The life of any one can by no means be changed after death; an evil life can in no wise be converted into a good life, or an infernal into an angelic life: because every spirit, from head to foot, is of the character of his love, and therefore, of his life; and to convert this life into its opposite, would be to destroy the spirit utterly.
Swedenborg—Heaven and Hell. 527.

Corpora lente augescent, cito extinguuntur.
Bodies are slow of growth, but are rapid in their dissolution.
Tacitus—Agricola. II.

Not in vain the distance beacons. Forward, forward let us range.
Let the great world spin forever down the ringing grooves of change.
Tennyson—Locksley Hall. St. 91.

The stone that is rolling can gather no moss.
Who often removeth is suer of loss.
Tusser—Five Hundred Points of Good Husbandry. Lessons. St. 46.

So, when a raging fever burns,
We shift from side to side by turns;
And ’tis a poor relief we gain
To change the place, but keep the pain.
Isaac Watts—Hymns and Spiritual Songs. Bk. II. 146.

Life is arched with changing skies:
Rarely are they what they seem:
Children we of smiles and sighs—
Much we know, but more we dream.
William Winter—Light and Shadow.

“A jolly place,” said he, “in times of old!
But something ails it now; the spot is curst.”
Wordsworth—Hart-leap Well. Pt. II.

As high as we have mounted in delight
In our dejection do we sink as low.
Wordsworth—Resolution and Independence. St. 4.

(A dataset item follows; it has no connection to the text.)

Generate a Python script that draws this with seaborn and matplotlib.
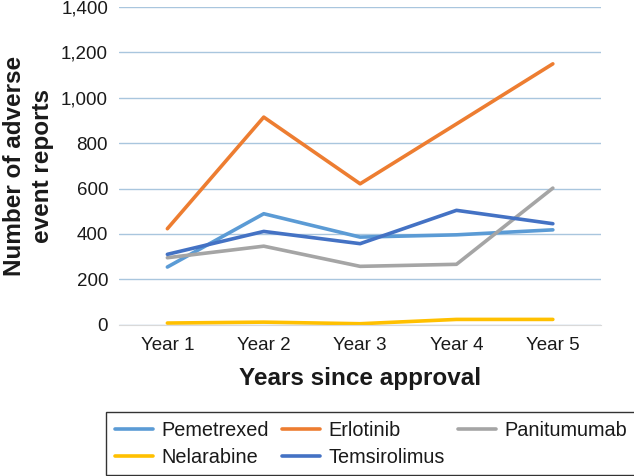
import seaborn as sns
import matplotlib.pyplot as plt
import pandas as pd

# data
years = ["Year 1", "Year 2", "Year 3", "Year 4", "Year 5"]
pemetrexed = [254, 489, 386, 396, 418]
erlotinib = [423, 915, 621, 885, 1150]
panitumumab = [295, 346, 257, 266, 602]
nelarabine = [7, 11, 4, 23, 23]
temsirolimus = [310, 411, 357, 504, 445]

drugs = ["Pemetrexed", "Erlotinib", "Panitumumab", "Nelarabine", "Temsirolimus"]
colors = ["#5B9BD5", "#ED7D31", "#A5A5A5", "#FFC000", "#4472C4"]
series = [pemetrexed, erlotinib, panitumumab, nelarabine, temsirolimus]

df = pd.DataFrame({
    "year": years * len(drugs),
    "reports": [v for s in series for v in s],
    "drug": [d for d in drugs for _ in years],
})

sns.set_style("white")
plt.rcParams["font.family"] = ["Liberation Sans", "DejaVu Sans"]
txt = "#1a1a1a"

fig, ax = plt.subplots(figsize=(6.34, 4.76), dpi=100)
fig.subplots_adjust(left=0.188, right=0.948, top=0.985, bottom=0.318)

sns.lineplot(data=df, x="year", y="reports", hue="drug", hue_order=drugs,
             palette=colors, linewidth=2.6, ax=ax, sort=False)

ax.set_xlim(-0.5, 4.5)
ax.set_ylim(0, 1400)
ax.set_yticks(range(0, 1401, 200))
ax.set_yticklabels([f"{v:,}" for v in range(0, 1401, 200)])
ax.yaxis.grid(True, color="#A9C6DE", linewidth=1)
ax.set_axisbelow(True)
for s in ["top", "right", "left"]:
    ax.spines[s].set_visible(False)
ax.spines["bottom"].set_color("#D9D9D9")
ax.tick_params(axis="both", length=0, labelsize=13.5, labelcolor=txt)
ax.tick_params(axis="y", pad=8)
ax.tick_params(axis="x", pad=9)

ax.set_xlabel("Years since approval", fontsize=17.5, fontweight="bold",
              color=txt, labelpad=9)
ax.set_ylabel("Number of adverse\nevent reports", fontsize=17.5,
              fontweight="bold", color=txt, labelpad=5, linespacing=1.3)

handles, labels = ax.get_legend_handles_labels()
order = [0, 3, 1, 4, 2]
leg = ax.legend([handles[i] for i in order], [labels[i] for i in order],
                loc="upper center", bbox_to_anchor=(0.523, -0.274), ncol=3,
                fontsize=14.3, frameon=True, fancybox=False, edgecolor="black",
                handlelength=1.9, handletextpad=0.45, columnspacing=0.65,
                borderpad=0.45, labelspacing=0.4, borderaxespad=0)
leg.get_frame().set_linewidth(1.0)
for t in leg.get_texts():
    t.set_color(txt)

fig.savefig("out.png", dpi=100)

I heard the old, old men say,
“Every thing alters,
And one by one we drop away.”
They had hands like claws, and their knees
Were twisted like the old thorn trees
By the waters.
I heard the old, old men say,
“All that’s beautiful drifts away
Like the waters.”
W. B. Yeats—The Old Men admiring themselves in the Water.